Untranslated regions comprise more than 40% of the average transcript (Ensembl, 2020). They are more conserved between species, and more constrained within humans, than ENCODE regulatory regions (enhancers). They perform a large range of functions, including localization of mRNAs, regulating protein-protein interactions, and importantly, regulating transcript stability and translation efficiency. Despite this they are less well studied than both transcriptional regulatory regions (promoters and enhancers) and non-coding RNAs.
Understanding of 3’ UTRs has medical and translational implications. Several diseases are affected by mutations in UTRs including Muscular Atrophy, Lupus, and several types of cancer. UTRs are also important from a synthetic biology standpoint. The dynamics of protein production in mRNA-based therapeutics depends on the stability of the transcript and the efficiency with which it is translated. This, in turn, is to a large extent determined by the sequence of the UTRs. Thus, it is critically important that therapeutic mRNA have optimized UTRs.
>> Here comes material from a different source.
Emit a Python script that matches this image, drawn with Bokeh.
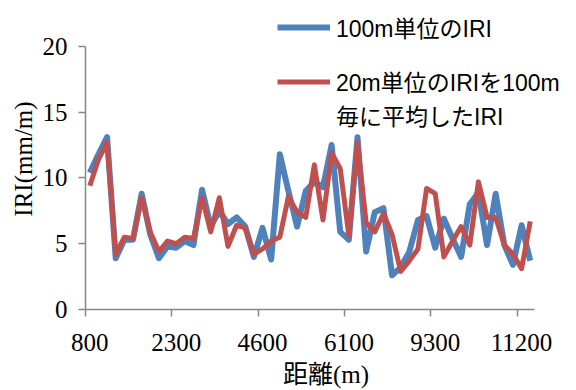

The function of 3' UTR introns
Shortening of UTRs in highly proliferative cell-types, such as hematopoietic and cancer, is a well established non-genetic mechanism by which the sequence content of 3’ UTRs vary. Such shortening is thought to remove regulatory sequences and stabilize transcripts. An alternative way in which 3’ UTR sequence might vary is via the inclusion or exclusion of alternative spliced introns in the 3’ UTR. The splicing of such introns would be expected to trigger nonsense mediated decay (NMD), destabilising transcripts. However, as part of a BBSRC funded project we have identified thousands of examples of highly expressed transcripts with introns in their 3’ UTRs in both cancer patient samples and healthy controls, and stem-cell lines. In many cases these introns overlap potential regulatory sequences. We are investigating the consequences of these using a mixture of high-throughput RNA stability measurements and reporter gene assays.
Synthetic UTRs
We have developed pipelines for generating synthetic 3’ UTRs (SUTRs) using sequence motifs associated with stability/instability or high/low translation efficiency. We have generated a library of SUTRs built from motifs we predict to stabilise transcripts, which we will submit to massively parallel assays. We also hope to use the data to understand something of the regulatory grammar of 3’ UTRs. Is the effect of motifs additive or multiplicative? How does the effect scale with multiple copies of the same motif? Are orders, spacing, and location important? We will analyse this with a range of different statistical modelling/machine learning approaches. We are also working with industrial partners to use this approach to generate optimized sequences for applied uses, including mRNA therapeutics.